The Ontario Teachers Pension Plan (OTPP) said Monday it avoided $900 million in losses in its stock portfolio last year by trimming its exposure to equity markets early in 2002.
For the year 2002, the OTPP said said its one-year rate of return was negative 2%. The pension plan racked up a $1.4 billion investment loss due to negative stock markets worldwide.
But the OTPP said that loss was 2.8 percentage points better than the 4.8 decline suffered by the composite benchmark, which tracks the main indices for Canadian and foreign markets in proportion to their weighting in the fund.
At the end of 2002, net assets were $66.2 billion, down from $69.5 billion in 2001.

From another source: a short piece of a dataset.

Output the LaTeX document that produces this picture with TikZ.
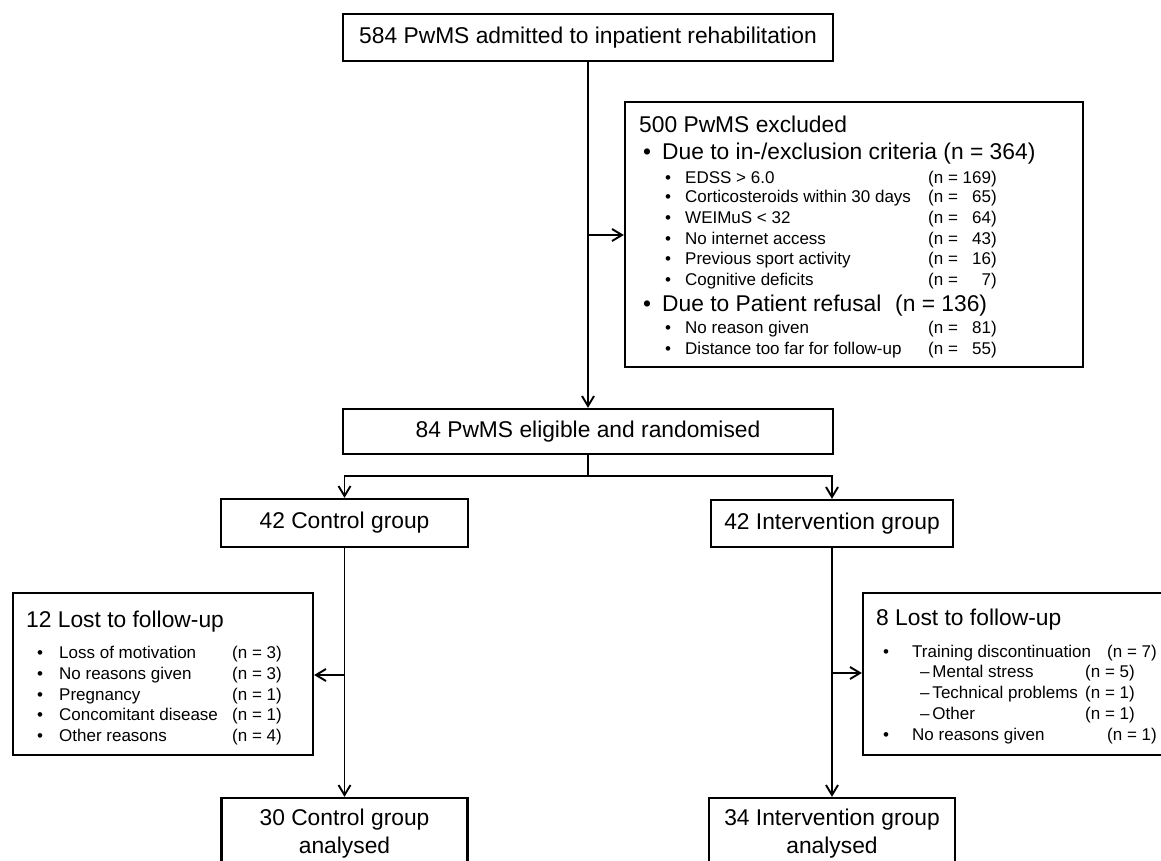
\documentclass[tikz,border=0pt]{standalone}
\usepackage{fontspec}
\setmainfont{Liberation Sans}
\usetikzlibrary{arrows.meta}
\begin{document}
\begin{tikzpicture}[x=1pt,y=-1pt,
  box/.style={draw, line width=2.3pt, inner sep=0pt},
  big/.style={font=\fontsize{22.8}{28}\selectfont},
  small/.style={font=\fontsize{17}{20}\selectfont},
  txt/.style={anchor=base west, inner sep=0pt},
  conn/.style={line width=1.9pt},
  arr/.style={conn, -{Straight Barb[length=10pt,width=12pt,line width=1.9pt]}}
]
\path[use as bounding box] (0,0) rectangle (1161,861);
\clip (0,0) rectangle (1161,861);

% boxes
\node[box,big,minimum width=490pt,minimum height=47pt] (top) at (588,37.5) {584 PwMS admitted to inpatient rehabilitation};
\node[box,minimum width=458pt,minimum height=265pt] (excl) at (854,234.5) {};
\node[box,big,minimum width=490pt,minimum height=45pt] (elig) at (588,431.5) {84 PwMS eligible and randomised};
\node[box,big,minimum width=247pt,minimum height=48pt] (ctrl) at (344.5,523) {42 Control group};
\node[box,big,minimum width=242pt,minimum height=47pt] (intv) at (832,523.5) {42 Intervention group};
\node[box,minimum width=300pt,minimum height=162pt] (lostL) at (163,674) {};
\node[box,minimum width=312pt,minimum height=162pt] (lostR) at (1019,674) {};
\node[box,big,align=center,minimum width=246pt,minimum height=72pt] (ctrlA) at (344.5,834) {30 Control group\\analysed};
\node[box,big,align=center,minimum width=246pt,minimum height=72pt] (intvA) at (832,834) {34 Intervention group\\analysed};

% connectors
\draw[arr] (top) -- (elig);
\coordinate (ex) at (588,235);
\draw[arr] (ex) -- (ex -| excl.west);
\coordinate (sp) at (588,476);
\draw[conn] (elig) -- (sp);
\draw[arr] (sp) -| (ctrl);
\draw[arr] (sp) -| (intv);
\draw[arr] (ctrl) -- (ctrlA);
\draw[arr] (intv) -- (intvA);
\coordinate (lb) at (344.5,675);
\draw[arr] (lb) -- (lb -| lostL.east);
\coordinate (rb) at (832,673);
\draw[arr] (rb) -- (rb -| lostR.west);

% exclusion box text
\node[txt,big] (exh) at (639,133) {500 PwMS excluded};
\node[txt,big] (exb1) at (643,160) {•};
\node[txt,big] (exa) at (662,160) {Due to in-/exclusion criteria (n = 364)};
\foreach \yy/\tt/\nn [count=\i] in {183/EDSS > 6.0/169,
    203/Corticosteroids within 30 days/\phantom{1}65,
    223/WEIMuS < 32/\phantom{1}64,
    244/No internet access/\phantom{1}43,
    264/Previous sport activity/\phantom{1}16,
    285/Cognitive deficits/\phantom{16}7}{
  \node[txt,small] (eab\i) at (665,\yy) {•};
  \node[txt,small] (eat\i) at (685,\yy) {\tt};
  \node[txt,small] (ean\i) at (928,\yy) {(n = \nn)};
}
\node[txt,big] (exb2) at (643,311) {•};
\node[txt,big] (exr) at (662,311) {Due to Patient refusal};
\node[txt,big] (exrn) at (895,311) {(n = 136)};
\foreach \yy/\tt/\nn [count=\i] in {333/No reason given/81,
    354/Distance too far for follow-up/55}{
  \node[txt,small] (erb\i) at (665,\yy) {•};
  \node[txt,small] (ert\i) at (685,\yy) {\tt};
  \node[txt,small] (ern\i) at (928,\yy) {(n = \phantom{1}\nn)};
}

% left lost box text
\node[txt,big] (llh) at (26,627) {12 Lost to follow-up};
\foreach \yy/\tt/\nn [count=\i] in {658/Loss of motivation/3,
    679/No reasons given/3,
    700/Pregnancy/1,
    720/Concomitant disease/1,
    741/Other reasons/4}{
  \node[txt,small] (llb\i) at (37,\yy) {•};
  \node[txt,small] (llt\i) at (59,\yy) {\tt};
  \node[txt,small] (lln\i) at (232,\yy) {(n = \nn)};
}

% right lost box text
\node[txt,big] (lrh) at (876,625) {8 Lost to follow-up};
\node[txt,small] (lrb1) at (883,657) {•};
\node[txt,small] (lrt1) at (912,657) {Training discontinuation};
\node[txt,small] (lrn1) at (1107,657) {(n = 7)};
\foreach \yy/\tt [count=\i] in {677/Mental stress, 698/Technical problems, 719/Other}{
  \node[txt,small] (lrs\i) at (920,\yy) {–\,\tt};
  \node[txt,small] (lrsn\i) at (1085,\yy) {(n = \ifnum\i=1 5\else 1\fi)};
}
\node[txt,small] (lrb2) at (883,740) {•};
\node[txt,small] (lrt2) at (912,740) {No reasons given};
\node[txt,small] (lrn2) at (1107,740) {(n = 1)};
\end{tikzpicture}
\end{document}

Overall, the pension plan said equity investments returned negative 14.1%.
Plan administrators say they shifted billions to private equity and alternative investments when the stock market looked shaky. “Anticipating negative stock markets, we took action early in the year to reduce the plan’s exposure to stocks by 10%, cushioning the plan from $900 million in additional losses,” said Claude Lamoureux, president and CEO.
“Inflation-sensitive and fixed-income investments, representing over half the fund, performed very well for us this year at 13.2% and 8.6% respectively,” Lamoureux said.
At year-end, only 49% of the plan’s assets were invested in equities, compared to 60% at the end of 2001. Inflation-sensitive investments, 30% of assets, included real return bonds, commodities and real estate. Twenty-one per cent of the plan’s assets were in fixed-income securities, largely federal and Ontario government bonds, alternative investments and relative value strategies.